Submission

You should submit the R file (R script or Rmd-file) by the end of a midterm via email.

General notes

Note 1: you can use either basic plotting functions in R or ggplot2 for creating graphs. If your graphs look pretty (accurate titles, labels, colors, etc), you can earn bonus 1-2 points for each problem: 1 for pretty basic graphs, 2 for ggplot2 ones.

Note 2: you can use either basic R functions for data handling or dplyr ones. If you use dplyr, you can get 1 extra point.

Data description

Data stored in rep_Cowles.csv contains the results of a survey organized at the bachelour programme on psychology. First year students were asked to answer different questions and then the level of extraversion and neurotism was computed.

Variables:

Problem 1 (2 points)

  1. Load data using this link and save it as surv.
  2. Get descriptive statistics for all variables in a dataset. Choose one quantitative variable and interpret all the statistics for this variable.
  3. Delete rows that contain missing values and save changes to surv.

Problem 2 (3 points)

  1. Keep only those rows that correspond to female students. Save changes to surv.

  2. Exclude rows that correspond to students with lie more than 2. Save changes to surv.

Problem 3 (6 points)

  1. Create a histogram of neuro. Describe this distribution in words: say whether it is symmetric or not and if it is not symmetric, state whether it is right-skewed or left-skewed.

  2. Judging by this histogram, can we say that there are outliers in this sample of students? Explain your answer.

  3. Create a boxplot of extra. Are there outliers in data? If yes, are they ‘natural’ (really extreme values) or might have occured as a result of mistake?

Problem 4 (8 points)

Imagine that you are asked to check whether the level of neurotism is different for students who volunteer and who do not. You are going to perform formal hypothesis testing.

  1. Formulate the null hypothesis you are going to test. Write it as a comment.

  2. Choose a suitable test and perform it in R. Report the R code and the output.

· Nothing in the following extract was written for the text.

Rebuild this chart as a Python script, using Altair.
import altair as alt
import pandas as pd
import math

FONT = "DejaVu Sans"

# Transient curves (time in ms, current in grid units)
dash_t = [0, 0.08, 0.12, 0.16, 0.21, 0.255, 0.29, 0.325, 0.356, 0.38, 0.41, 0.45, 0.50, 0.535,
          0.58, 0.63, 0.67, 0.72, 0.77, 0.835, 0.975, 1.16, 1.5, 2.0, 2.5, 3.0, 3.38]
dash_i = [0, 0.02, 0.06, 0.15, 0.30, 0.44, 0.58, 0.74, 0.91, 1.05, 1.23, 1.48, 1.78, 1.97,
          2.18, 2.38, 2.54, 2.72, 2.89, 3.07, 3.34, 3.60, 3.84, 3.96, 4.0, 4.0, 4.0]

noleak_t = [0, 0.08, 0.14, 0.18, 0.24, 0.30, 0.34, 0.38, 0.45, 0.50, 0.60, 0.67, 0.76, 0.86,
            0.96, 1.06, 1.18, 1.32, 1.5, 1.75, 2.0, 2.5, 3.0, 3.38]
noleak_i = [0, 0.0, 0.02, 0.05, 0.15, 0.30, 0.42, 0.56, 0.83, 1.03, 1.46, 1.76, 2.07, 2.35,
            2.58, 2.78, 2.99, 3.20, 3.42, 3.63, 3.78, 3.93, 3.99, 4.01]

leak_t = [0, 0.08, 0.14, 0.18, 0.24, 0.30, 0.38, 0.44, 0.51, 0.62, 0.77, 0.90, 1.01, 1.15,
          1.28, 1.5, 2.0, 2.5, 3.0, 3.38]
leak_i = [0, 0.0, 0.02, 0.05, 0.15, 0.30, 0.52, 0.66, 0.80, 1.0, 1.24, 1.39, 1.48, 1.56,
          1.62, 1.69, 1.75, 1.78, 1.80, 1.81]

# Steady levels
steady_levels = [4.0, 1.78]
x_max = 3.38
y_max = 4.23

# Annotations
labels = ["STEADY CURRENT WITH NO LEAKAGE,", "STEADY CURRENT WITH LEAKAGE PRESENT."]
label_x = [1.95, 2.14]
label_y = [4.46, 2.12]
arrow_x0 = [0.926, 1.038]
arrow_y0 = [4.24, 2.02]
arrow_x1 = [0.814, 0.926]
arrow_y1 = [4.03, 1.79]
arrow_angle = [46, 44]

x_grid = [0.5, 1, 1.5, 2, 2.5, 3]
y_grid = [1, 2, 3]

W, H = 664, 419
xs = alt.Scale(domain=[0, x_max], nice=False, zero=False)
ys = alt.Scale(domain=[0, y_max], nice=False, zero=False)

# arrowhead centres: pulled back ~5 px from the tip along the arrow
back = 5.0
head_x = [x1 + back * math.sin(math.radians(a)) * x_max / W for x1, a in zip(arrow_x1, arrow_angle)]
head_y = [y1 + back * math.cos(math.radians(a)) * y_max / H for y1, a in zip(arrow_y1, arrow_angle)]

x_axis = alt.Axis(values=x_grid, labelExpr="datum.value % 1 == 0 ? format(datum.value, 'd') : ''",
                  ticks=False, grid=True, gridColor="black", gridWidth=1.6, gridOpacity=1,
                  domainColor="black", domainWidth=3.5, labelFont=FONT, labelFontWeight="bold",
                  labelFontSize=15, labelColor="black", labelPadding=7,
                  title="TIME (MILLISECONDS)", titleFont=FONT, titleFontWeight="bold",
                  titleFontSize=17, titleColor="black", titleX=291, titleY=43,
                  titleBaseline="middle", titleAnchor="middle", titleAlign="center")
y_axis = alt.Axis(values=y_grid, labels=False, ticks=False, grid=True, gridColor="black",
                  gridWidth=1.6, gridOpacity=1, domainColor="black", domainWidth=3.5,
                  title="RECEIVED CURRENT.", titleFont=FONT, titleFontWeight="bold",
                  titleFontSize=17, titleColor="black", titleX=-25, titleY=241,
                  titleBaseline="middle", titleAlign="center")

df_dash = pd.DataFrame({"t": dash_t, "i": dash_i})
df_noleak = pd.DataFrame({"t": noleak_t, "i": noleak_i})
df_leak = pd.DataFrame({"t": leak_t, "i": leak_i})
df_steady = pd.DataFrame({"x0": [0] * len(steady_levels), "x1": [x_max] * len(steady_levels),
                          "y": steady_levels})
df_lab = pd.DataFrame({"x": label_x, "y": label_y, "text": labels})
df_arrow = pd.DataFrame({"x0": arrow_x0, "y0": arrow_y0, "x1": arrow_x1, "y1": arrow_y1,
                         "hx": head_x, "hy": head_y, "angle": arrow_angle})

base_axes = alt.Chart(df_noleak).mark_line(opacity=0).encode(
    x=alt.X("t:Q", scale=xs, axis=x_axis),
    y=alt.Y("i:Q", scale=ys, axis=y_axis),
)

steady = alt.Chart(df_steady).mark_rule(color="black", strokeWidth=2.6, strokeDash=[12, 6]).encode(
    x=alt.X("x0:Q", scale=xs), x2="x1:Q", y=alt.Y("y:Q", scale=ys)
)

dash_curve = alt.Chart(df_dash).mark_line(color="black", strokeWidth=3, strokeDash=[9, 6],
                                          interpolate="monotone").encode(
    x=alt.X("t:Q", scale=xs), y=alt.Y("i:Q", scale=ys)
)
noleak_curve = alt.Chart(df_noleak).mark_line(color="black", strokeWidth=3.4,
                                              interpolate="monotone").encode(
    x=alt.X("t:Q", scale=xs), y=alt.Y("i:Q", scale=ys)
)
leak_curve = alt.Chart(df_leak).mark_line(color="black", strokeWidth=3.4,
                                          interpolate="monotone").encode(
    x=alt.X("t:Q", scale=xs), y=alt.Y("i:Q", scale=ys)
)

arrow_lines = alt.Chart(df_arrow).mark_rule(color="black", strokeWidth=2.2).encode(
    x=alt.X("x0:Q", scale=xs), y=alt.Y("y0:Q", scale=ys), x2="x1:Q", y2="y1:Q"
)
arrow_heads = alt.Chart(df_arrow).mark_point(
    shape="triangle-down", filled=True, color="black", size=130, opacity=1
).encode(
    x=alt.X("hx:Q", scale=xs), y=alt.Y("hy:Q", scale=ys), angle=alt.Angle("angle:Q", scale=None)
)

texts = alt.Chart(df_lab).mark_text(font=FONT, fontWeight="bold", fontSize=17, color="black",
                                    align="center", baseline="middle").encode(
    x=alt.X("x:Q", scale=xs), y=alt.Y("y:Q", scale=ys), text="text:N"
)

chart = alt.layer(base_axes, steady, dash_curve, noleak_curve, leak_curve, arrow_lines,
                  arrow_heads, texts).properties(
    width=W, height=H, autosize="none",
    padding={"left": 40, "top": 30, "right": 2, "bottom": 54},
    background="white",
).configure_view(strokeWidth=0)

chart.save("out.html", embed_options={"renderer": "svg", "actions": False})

  3. Make a statistical conclusion: decide whether your null hypothesis is rejected at the 1% statistical level. Write it as a comment.

  4. Make a substantial conclusion: decide whether the level of neurotism differs for volunteers and non-volunteers. Write it as a comment.

Problem 5 (4 points)

  1. Calculate a 99% confidence interval for the mean value of extra.

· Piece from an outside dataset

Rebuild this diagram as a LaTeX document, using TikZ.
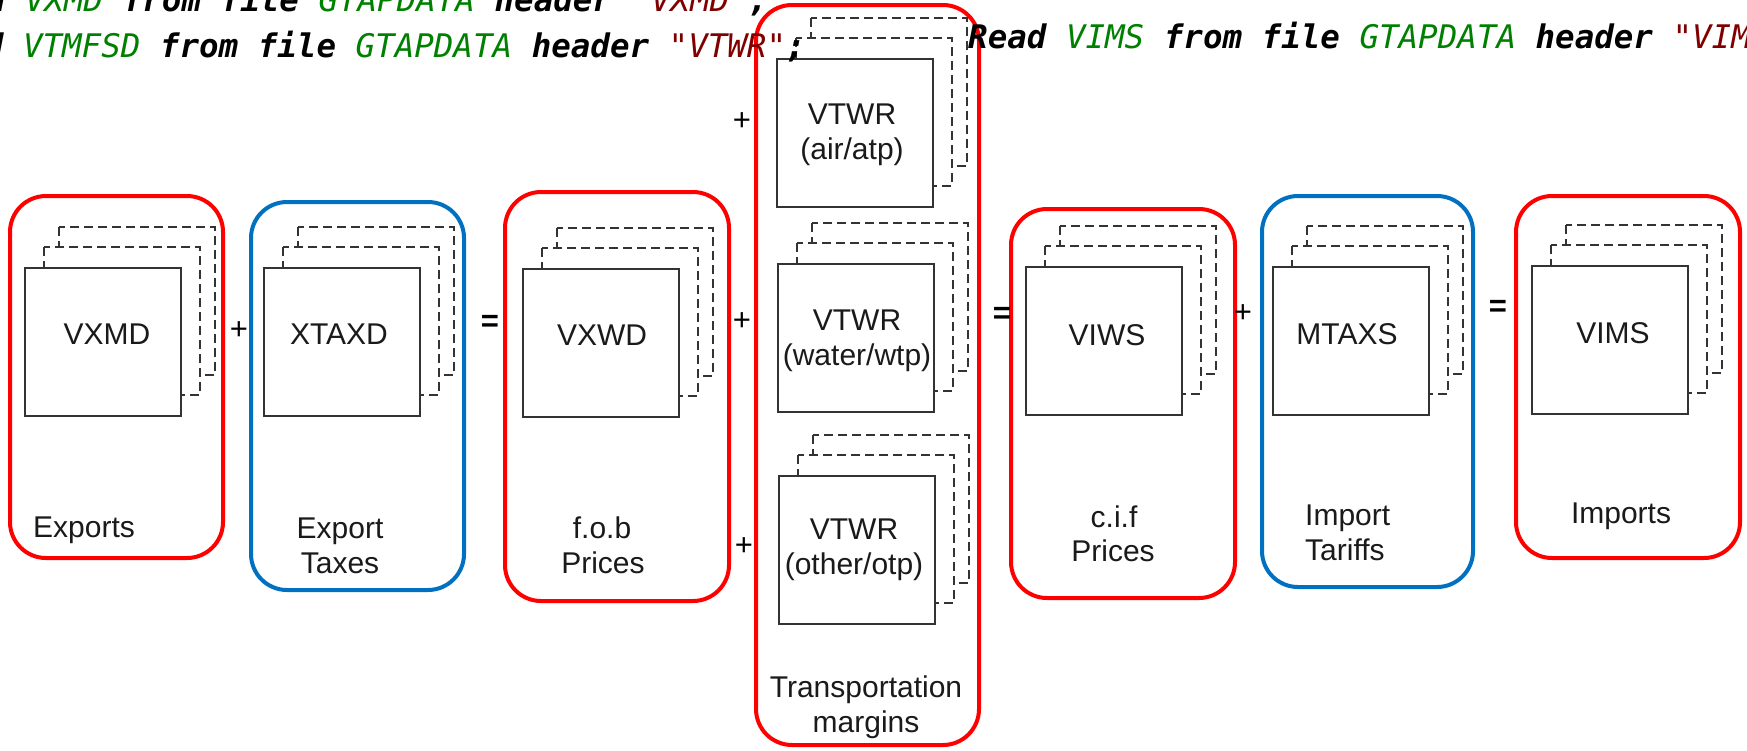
\documentclass[tikz,border=0pt]{standalone}
\usepackage{fontspec}
\setmainfont{Liberation Sans}
\newfontfamily\codefont{DejaVu Sans Mono}[
  BoldFont={DejaVu Sans Mono Bold},
  ItalicFont={DejaVu Sans Mono Oblique},
  BoldItalicFont={DejaVu Sans Mono Bold Oblique}]

\definecolor{boxred}{HTML}{FF0000}
\definecolor{boxblue}{HTML}{0070C0}
\definecolor{ink}{HTML}{1A1A1A}
\definecolor{sheet}{HTML}{333333}
\definecolor{idgreen}{HTML}{008000}
\definecolor{strred}{HTML}{800000}

% code colouring: keywords, identifiers, strings
\newcommand{\cdkw}[1]{{\bfseries\itshape\color{black}#1}}
\newcommand{\cdid}[1]{{\itshape\color{idgreen}#1}}
\newcommand{\cdstr}[1]{{\itshape\color{strred}#1}}

\tikzset{
  group/.style={line width=4pt, rounded corners=36pt, anchor=north west,
    inner sep=0pt, outer sep=0pt},
  redgroup/.style={group, draw=boxred},
  bluegroup/.style={group, draw=boxblue},
  sheetback/.style={draw=sheet, fill=white, line width=1.8pt,
    dash pattern=on 9pt off 5pt},
  sheetfront/.style={draw=sheet, fill=white, line width=2pt, inner sep=0pt,
    minimum width=156pt, minimum height=148pt, anchor=north west},
  label/.style={text=ink, inner sep=0pt, anchor=base,
    font=\fontsize{30}{35}\selectfont},
  labelL/.style={label, anchor=base west},
  op/.style={text=black, inner sep=0pt, font=\fontsize{31}{31}\selectfont},
  code/.style={anchor=base west, inner sep=0pt,
    font=\codefont\fontsize{32.5}{40}\selectfont},
}

% a pile of three sheets: two dashed ones behind a solid front sheet
\newcommand{\sheetstack}[3]{%
  \draw[sheetback] (#2+35,#3-40) rectangle ++(156,148);
  \draw[sheetback] (#2+20,#3-20) rectangle ++(156,148);
  \node[sheetfront] (#1) at (#2,#3) {};
}

\begin{document}
\begin{tikzpicture}[x=1pt,y=-1pt]
\useasboundingbox (0,0) rectangle (1747,750);
\clip (0,0) rectangle (1747,750);
\fill[white] (0,0) rectangle (1747,750);

% grouping frames
\node[redgroup,  minimum width=213pt, minimum height=362pt] (exports)   at (10,196)   {};
\node[bluegroup, minimum width=213pt, minimum height=388pt] (extax)     at (251,202)  {};
\node[redgroup,  minimum width=224pt, minimum height=409pt] (fob)       at (505,192)  {};
\node[redgroup,  minimum width=223pt, minimum height=740pt] (transport) at (756,5)    {};
\node[redgroup,  minimum width=224pt, minimum height=389pt] (cif)       at (1011,209) {};
\node[bluegroup, minimum width=211pt, minimum height=391pt] (imtar)     at (1262,196) {};
\node[redgroup,  minimum width=224pt, minimum height=362pt] (imports)   at (1516,196) {};

% sheet piles
\sheetstack{vxmd}{24}{267}
\sheetstack{xtaxd}{263}{267}
\sheetstack{vxwd}{522}{268}
\sheetstack{air}{776}{58}
\sheetstack{water}{777}{263}
\sheetstack{other}{778}{475}
\sheetstack{viws}{1025}{266}
\sheetstack{mtaxs}{1272}{266}
\sheetstack{vims}{1531}{265}

% sheet labels
\node[label] (vxmdT)  at (107,344)  {VXMD};
\node[label] (xtaxdT) at (339,344)  {XTAXD};
\node[label] (vxwdT)  at (602,345)  {VXWD};
\node[label] (airT)   at (852,124)  {VTWR};
\node[label] (airS)   at (852,159)  {(air/atp)};
\node[label] (waterT) at (857,330)  {VTWR};
\node[label] (waterS) at (857,365)  {(water/wtp)};
\node[label] (otherT) at (854,539)  {VTWR};
\node[label] (otherS) at (854,574)  {(other/otp)};
\node[label] (viwsT)  at (1107,345) {VIWS};
\node[label] (mtaxsT) at (1347,344) {MTAXS};
\node[label] (vimsT)  at (1613,343) {VIMS};

% frame captions
\node[labelL] (capExp)  at (33,537)   {Exports};
\node[label]  (capTax1) at (340,538)  {Export};
\node[label]  (capTax2) at (340,573)  {Taxes};
\node[label]  (capFob1) at (602,538)  {f.o.b};
\node[label]  (capFob2) at (603,573)  {Prices};
\node[label]  (capTr1)  at (866,697)  {Transportation};
\node[label]  (capTr2)  at (866,732)  {margins};
\node[label]  (capCif1) at (1114,527) {c.i.f};
\node[label]  (capCif2) at (1113,561) {Prices};
\node[labelL] (capImt1) at (1305,525) {Import};
\node[labelL] (capImt2) at (1305,560) {Tariffs};
\node[label]  (capImp)  at (1621,523) {Imports};

% arithmetic signs
\node[op] (plusA) at (239,331)  {+};
\node[op] (eqA)   at (490,323)  {\bfseries =};
\node[op] (plusB) at (742,122)  {+};
\node[op] (plusC) at (742,322)  {+};
\node[op] (plusD) at (744,547)  {+};
\node[op] (eqB)   at (1002,315) {\bfseries =};
\node[op] (plusE) at (1243,314) {+};
\node[op] (eqC)   at (1498,308) {\bfseries =};

% statements of the reading program
\node[code] (codeA) at (-73,11)
  {\cdkw{Read} \cdid{VXMD} \cdkw{from} \cdkw{file} \cdid{GTAPDATA} \cdkw{header} \cdstr{"VXMD"}\cdkw{;}};
\node[code] (codeB) at (-75,57)
  {\cdkw{Read} \cdid{VTMFSD} \cdkw{from} \cdkw{file} \cdid{GTAPDATA} \cdkw{header} \cdstr{"VTWR"}\cdkw{;}};
\node[code] (codeC) at (968,-1)
  {\cdkw{Read} \cdid{VIWS} \cdkw{from} \cdkw{file} \cdid{GTAPDATA} \cdkw{header} \cdstr{"VIWS"}\cdkw{;}};
\node[code] (codeD) at (968,48)
  {\cdkw{Read} \cdid{VIMS} \cdkw{from} \cdkw{file} \cdid{GTAPDATA} \cdkw{header} \cdstr{"VIMS"}\cdkw{;}};
\end{tikzpicture}
\end{document}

  2. Provide an interpretaion of a confidence interval. Calculate its length and report it. Write it as a comment.

Problem 6 (7 points)

  1. Create a scatterplot that will show the association between extra and neuro. Comment on the direction of association between variables and its strength. Write it as a comment.

  2. Which correlation coefficient seems to be suitable to measure the assosiation between extra and neuro? Choose an appropriate coefficient, calculate it and test its significance. Report the R code you used.

  3. Can you conclude that these two variables are associated? Explain you answer. Write it as a comment.

Problem 7 (5 points)

Imagine you have to check whether the participation in volunteering depends on the people’s sex.

Choose an appropriate test you should use to check this, perform it and make a statistical (reject/not reject) and a substantial conclusion (depends/not depends).